### Problem to solve
Return the lines that follow, exactly as they appear, from the first through the one containing "(0,0) rectangle (809,767);"; no pictures are to be included.

### Provided material
* * * *

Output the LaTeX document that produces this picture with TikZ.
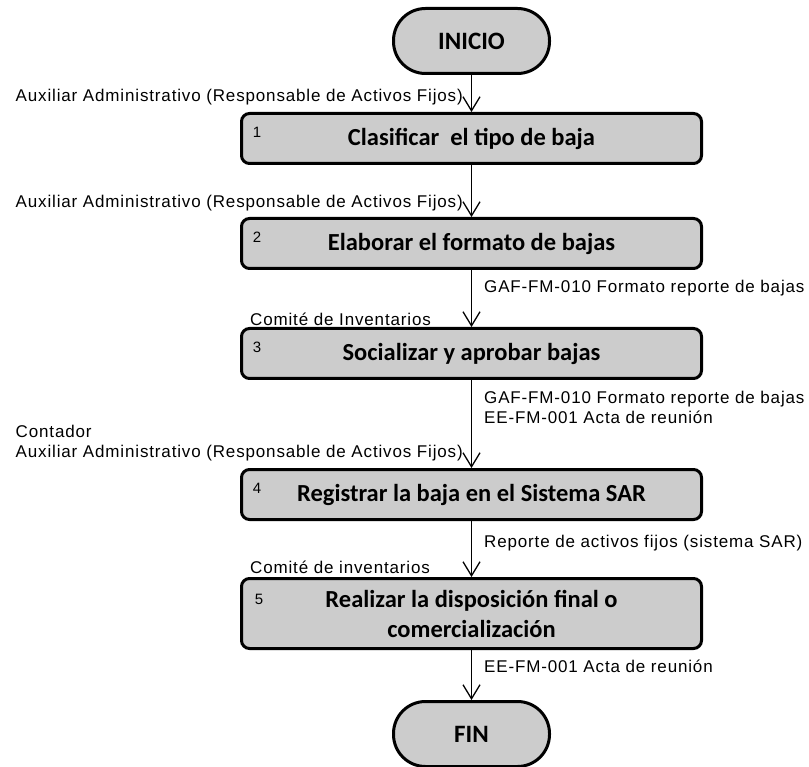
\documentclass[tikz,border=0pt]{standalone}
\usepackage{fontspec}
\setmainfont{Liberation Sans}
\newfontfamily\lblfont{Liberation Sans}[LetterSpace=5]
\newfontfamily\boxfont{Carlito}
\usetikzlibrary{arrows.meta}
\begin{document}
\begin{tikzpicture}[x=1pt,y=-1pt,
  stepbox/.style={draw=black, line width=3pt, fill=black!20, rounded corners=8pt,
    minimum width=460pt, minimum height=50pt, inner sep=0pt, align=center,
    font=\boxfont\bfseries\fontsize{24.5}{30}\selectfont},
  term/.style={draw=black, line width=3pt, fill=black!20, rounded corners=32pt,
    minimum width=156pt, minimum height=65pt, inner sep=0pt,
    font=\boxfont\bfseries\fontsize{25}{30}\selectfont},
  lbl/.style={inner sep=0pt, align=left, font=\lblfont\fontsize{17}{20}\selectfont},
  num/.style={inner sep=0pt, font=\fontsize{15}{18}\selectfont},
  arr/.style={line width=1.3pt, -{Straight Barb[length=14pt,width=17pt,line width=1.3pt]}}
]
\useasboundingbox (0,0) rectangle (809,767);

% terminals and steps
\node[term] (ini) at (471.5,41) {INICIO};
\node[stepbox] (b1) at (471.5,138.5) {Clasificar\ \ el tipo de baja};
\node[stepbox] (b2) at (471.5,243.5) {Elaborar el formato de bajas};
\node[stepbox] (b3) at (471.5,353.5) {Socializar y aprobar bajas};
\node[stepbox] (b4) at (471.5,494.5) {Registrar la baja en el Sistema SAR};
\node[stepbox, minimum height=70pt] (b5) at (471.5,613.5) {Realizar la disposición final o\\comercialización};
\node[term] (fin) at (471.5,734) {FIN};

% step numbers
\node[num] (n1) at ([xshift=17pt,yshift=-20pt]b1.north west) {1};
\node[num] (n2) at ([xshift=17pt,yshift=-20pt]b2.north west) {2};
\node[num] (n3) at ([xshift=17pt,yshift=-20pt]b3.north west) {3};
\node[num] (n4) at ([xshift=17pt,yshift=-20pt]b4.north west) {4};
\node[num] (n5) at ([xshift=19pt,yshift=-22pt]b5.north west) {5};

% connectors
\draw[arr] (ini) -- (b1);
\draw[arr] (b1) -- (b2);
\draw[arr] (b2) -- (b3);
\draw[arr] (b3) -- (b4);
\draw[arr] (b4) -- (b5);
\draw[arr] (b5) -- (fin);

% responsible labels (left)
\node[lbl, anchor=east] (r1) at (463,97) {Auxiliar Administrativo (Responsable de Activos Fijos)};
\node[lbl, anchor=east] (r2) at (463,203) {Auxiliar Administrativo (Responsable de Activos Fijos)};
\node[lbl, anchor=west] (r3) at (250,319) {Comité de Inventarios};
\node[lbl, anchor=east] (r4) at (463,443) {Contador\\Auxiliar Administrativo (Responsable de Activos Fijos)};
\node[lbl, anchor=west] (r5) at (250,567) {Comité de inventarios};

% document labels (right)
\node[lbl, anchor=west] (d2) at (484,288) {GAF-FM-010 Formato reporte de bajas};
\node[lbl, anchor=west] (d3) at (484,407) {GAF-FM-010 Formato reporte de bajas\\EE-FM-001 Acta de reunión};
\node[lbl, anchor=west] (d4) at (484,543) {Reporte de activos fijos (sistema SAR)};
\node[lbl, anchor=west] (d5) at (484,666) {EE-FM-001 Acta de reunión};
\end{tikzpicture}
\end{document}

* * * *

### Task output
Output the LaTeX document that produces this picture with TikZ.
\documentclass[tikz,border=0pt]{standalone}
\usepackage{fontspec}
\setmainfont{Liberation Sans}
\newfontfamily\lblfont{Liberation Sans}[LetterSpace=5]
\newfontfamily\boxfont{Carlito}
\usetikzlibrary{arrows.meta}
\begin{document}
\begin{tikzpicture}[x=1pt,y=-1pt,
  stepbox/.style={draw=black, line width=3pt, fill=black!20, rounded corners=8pt,
    minimum width=460pt, minimum height=50pt, inner sep=0pt, align=center,
    font=\boxfont\bfseries\fontsize{24.5}{30}\selectfont},
  term/.style={draw=black, line width=3pt, fill=black!20, rounded corners=32pt,
    minimum width=156pt, minimum height=65pt, inner sep=0pt,
    font=\boxfont\bfseries\fontsize{25}{30}\selectfont},
  lbl/.style={inner sep=0pt, align=left, font=\lblfont\fontsize{17}{20}\selectfont},
  num/.style={inner sep=0pt, font=\fontsize{15}{18}\selectfont},
  arr/.style={line width=1.3pt, -{Straight Barb[length=14pt,width=17pt,line width=1.3pt]}}
]
\useasboundingbox (0,0) rectangle (809,767);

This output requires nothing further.